### TASK GOAL
Return each line of the data below verbatim; pictures are to be left out.

### MATERIAL
---+---

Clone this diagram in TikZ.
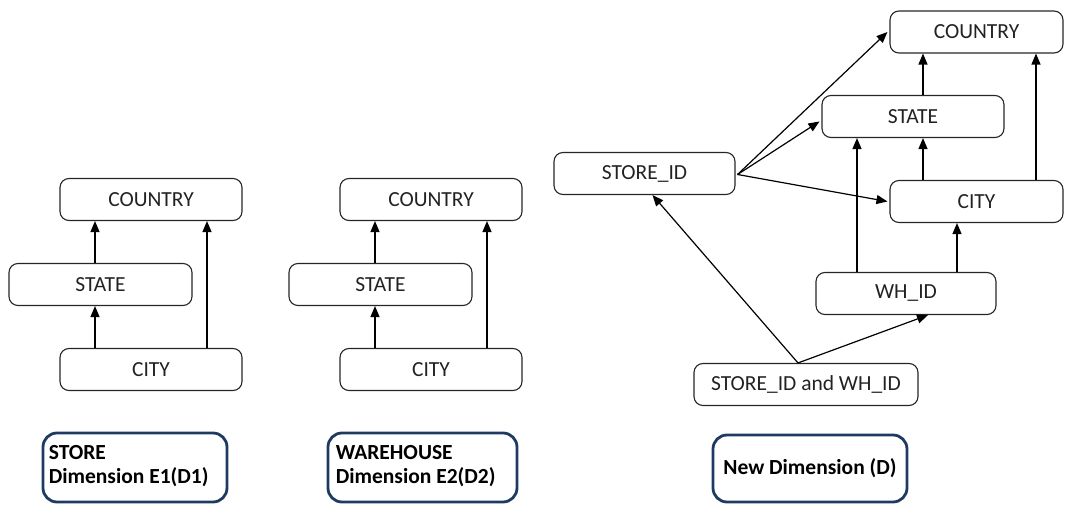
\documentclass[tikz,border=0pt]{standalone}
\usepackage{fontspec}
\setmainfont{Carlito}
\usetikzlibrary{arrows.meta}
\definecolor{navy}{HTML}{1F3A60}
\definecolor{txt}{HTML}{222222}
\begin{document}
\begin{tikzpicture}[x=1pt,y=-1pt,
  box/.style={draw=black!85, line width=1.1pt, rounded corners=9pt, minimum height=42pt, inner sep=0pt, text=txt, font=\fontsize{21.5}{24}\selectfont},
  arr/.style={draw=black, line width=1.2pt, -{Triangle[length=11pt,width=9pt]}},
  lab/.style={draw=navy, line width=2.8pt, rounded corners=14pt, inner sep=0pt, font=\bfseries\fontsize{21.5}{24}\selectfont},
  labtext/.style={inner sep=0pt, anchor=west, align=left, font=\bfseries\fontsize{21.5}{24}\selectfont}]
\useasboundingbox (0,0) rectangle (1069,505);
% left group
\node[box, minimum width=182pt] (c1) at (151,199.5) {COUNTRY};
\node[box, minimum width=183pt] (s1) at (100.5,284.5) {STATE};
\node[box, minimum width=182pt] (y1) at (151,369.5) {CITY};
\draw[arr] ([xshift=-56pt]y1.north) -- ([xshift=-56pt]y1.north |- s1.south);
\draw[arr] ([xshift=-56pt]c1.south |- s1.north) -- ([xshift=-56pt]c1.south);
\draw[arr] ([xshift=56pt]y1.north) -- ([xshift=56pt]c1.south);
% middle group
\node[box, minimum width=182pt] (c2) at (431,199.5) {COUNTRY};
\node[box, minimum width=183pt] (s2) at (380.5,284.5) {STATE};
\node[box, minimum width=182pt] (y2) at (431,369.5) {CITY};
\draw[arr] ([xshift=-56pt]y2.north) -- ([xshift=-56pt]y2.north |- s2.south);
\draw[arr] ([xshift=-56pt]c2.south |- s2.north) -- ([xshift=-56pt]c2.south);
\draw[arr] ([xshift=56pt]y2.north) -- ([xshift=56pt]c2.south);
% right group
\node[box, minimum width=173pt] (rc) at (976.5,32) {COUNTRY};
\node[box, minimum width=182pt] (rs) at (913,116.5) {STATE};
\node[box, minimum width=181pt] (sid) at (644.5,173.5) {STORE\_ID};
\node[box, minimum width=173pt] (rcity) at (976.5,201.5) {CITY};
\node[box, minimum width=180pt] (wh) at (906,293.5) {WH\_ID};
\node[box, minimum width=224pt] (sw) at (806,384.5) {STORE\_ID and WH\_ID};
\draw[arr] ([xshift=10pt]rs.north) -- ([xshift=10pt]rs.north |- rc.south);
\draw[arr] ([xshift=59.5pt]rcity.north) -- ([xshift=59.5pt]rc.south);
\draw[arr] ([xshift=-53.5pt]rcity.north) -- ([xshift=-53.5pt]rcity.north |- rs.south);
\draw[arr] ([xshift=-49pt]wh.north) -- ([xshift=-49pt]wh.north |- rs.south);
\draw[arr] ([xshift=51pt]wh.north) -- ([xshift=51pt]wh.north |- rcity.south);
\draw[arr] ([shift={(2pt,-1pt)}]sid.east) -- ([xshift=-2pt]rc.west);
\draw[arr] ([shift={(2pt,-1pt)}]sid.east) -- ([shift={(-2pt,-5pt)}]rs.west);
\draw[arr] ([shift={(2pt,-1pt)}]sid.east) -- ([xshift=-2pt]rcity.west);
\draw[arr] ([xshift=-8pt]sw.north) -- ([xshift=8pt]sid.south);
\draw[arr] ([xshift=-8pt]sw.north) -- ([xshift=22pt]wh.south);
% labels
\node[lab, minimum width=184pt, minimum height=69pt] (l1) at (135,467.5) {};
\node[labtext] (t1) at ([xshift=7pt,yshift=1pt]l1.west) {STORE\\Dimension E1(D1)};
\node[lab, minimum width=189pt, minimum height=69pt] (l2) at (422.5,467.5) {};
\node[labtext] (t2) at ([xshift=9pt,yshift=1pt]l2.west) {WAREHOUSE\\Dimension E2(D2)};
\node[lab, minimum width=194pt, minimum height=67pt, font=\bfseries\fontsize{21.5}{24}\selectfont] (l3) at (810,468.5) {New Dimension (D)};
\end{tikzpicture}
\end{document}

---+---

### SOLUTION TO THIS PROBLEM
Clone this diagram in TikZ.
\documentclass[tikz,border=0pt]{standalone}
\usepackage{fontspec}
\setmainfont{Carlito}
\usetikzlibrary{arrows.meta}
\definecolor{navy}{HTML}{1F3A60}
\definecolor{txt}{HTML}{222222}
\begin{document}
\begin{tikzpicture}[x=1pt,y=-1pt,
  box/.style={draw=black!85, line width=1.1pt, rounded corners=9pt, minimum height=42pt, inner sep=0pt, text=txt, font=\fontsize{21.5}{24}\selectfont},
  arr/.style={draw=black, line width=1.2pt, -{Triangle[length=11pt,width=9pt]}},
  lab/.style={draw=navy, line width=2.8pt, rounded corners=14pt, inner sep=0pt, font=\bfseries\fontsize{21.5}{24}\selectfont},
  labtext/.style={inner sep=0pt, anchor=west, align=left, font=\bfseries\fontsize{21.5}{24}\selectfont}]
\useasboundingbox (0,0) rectangle (1069,505);
% left group
\node[box, minimum width=182pt] (c1) at (151,199.5) {COUNTRY};
\node[box, minimum width=183pt] (s1) at (100.5,284.5) {STATE};
\node[box, minimum width=182pt] (y1) at (151,369.5) {CITY};
\draw[arr] ([xshift=-56pt]y1.north) -- ([xshift=-56pt]y1.north |- s1.south);
\draw[arr] ([xshift=-56pt]c1.south |- s1.north) -- ([xshift=-56pt]c1.south);
\draw[arr] ([xshift=56pt]y1.north) -- ([xshift=56pt]c1.south);
% middle group
\node[box, minimum width=182pt] (c2) at (431,199.5) {COUNTRY};
\node[box, minimum width=183pt] (s2) at (380.5,284.5) {STATE};
\node[box, minimum width=182pt] (y2) at (431,369.5) {CITY};
\draw[arr] ([xshift=-56pt]y2.north) -- ([xshift=-56pt]y2.north |- s2.south);
\draw[arr] ([xshift=-56pt]c2.south |- s2.north) -- ([xshift=-56pt]c2.south);
\draw[arr] ([xshift=56pt]y2.north) -- ([xshift=56pt]c2.south);
% right group
\node[box, minimum width=173pt] (rc) at (976.5,32) {COUNTRY};
\node[box, minimum width=182pt] (rs) at (913,116.5) {STATE};
\node[box, minimum width=181pt] (sid) at (644.5,173.5) {STORE\_ID};
\node[box, minimum width=173pt] (rcity) at (976.5,201.5) {CITY};
\node[box, minimum width=180pt] (wh) at (906,293.5) {WH\_ID};
\node[box, minimum width=224pt] (sw) at (806,384.5) {STORE\_ID and WH\_ID};
\draw[arr] ([xshift=10pt]rs.north) -- ([xshift=10pt]rs.north |- rc.south);
\draw[arr] ([xshift=59.5pt]rcity.north) -- ([xshift=59.5pt]rc.south);
\draw[arr] ([xshift=-53.5pt]rcity.north) -- ([xshift=-53.5pt]rcity.north |- rs.south);
\draw[arr] ([xshift=-49pt]wh.north) -- ([xshift=-49pt]wh.north |- rs.south);
\draw[arr] ([xshift=51pt]wh.north) -- ([xshift=51pt]wh.north |- rcity.south);
\draw[arr] ([shift={(2pt,-1pt)}]sid.east) -- ([xshift=-2pt]rc.west);
\draw[arr] ([shift={(2pt,-1pt)}]sid.east) -- ([shift={(-2pt,-5pt)}]rs.west);
\draw[arr] ([shift={(2pt,-1pt)}]sid.east) -- ([xshift=-2pt]rcity.west);
\draw[arr] ([xshift=-8pt]sw.north) -- ([xshift=8pt]sid.south);
\draw[arr] ([xshift=-8pt]sw.north) -- ([xshift=22pt]wh.south);
% labels
\node[lab, minimum width=184pt, minimum height=69pt] (l1) at (135,467.5) {};
\node[labtext] (t1) at ([xshift=7pt,yshift=1pt]l1.west) {STORE\\Dimension E1(D1)};
\node[lab, minimum width=189pt, minimum height=69pt] (l2) at (422.5,467.5) {};
\node[labtext] (t2) at ([xshift=9pt,yshift=1pt]l2.west) {WAREHOUSE\\Dimension E2(D2)};
\node[lab, minimum width=194pt, minimum height=67pt, font=\bfseries\fontsize{21.5}{24}\selectfont] (l3) at (810,468.5) {New Dimension (D)};
\end{tikzpicture}
\end{document}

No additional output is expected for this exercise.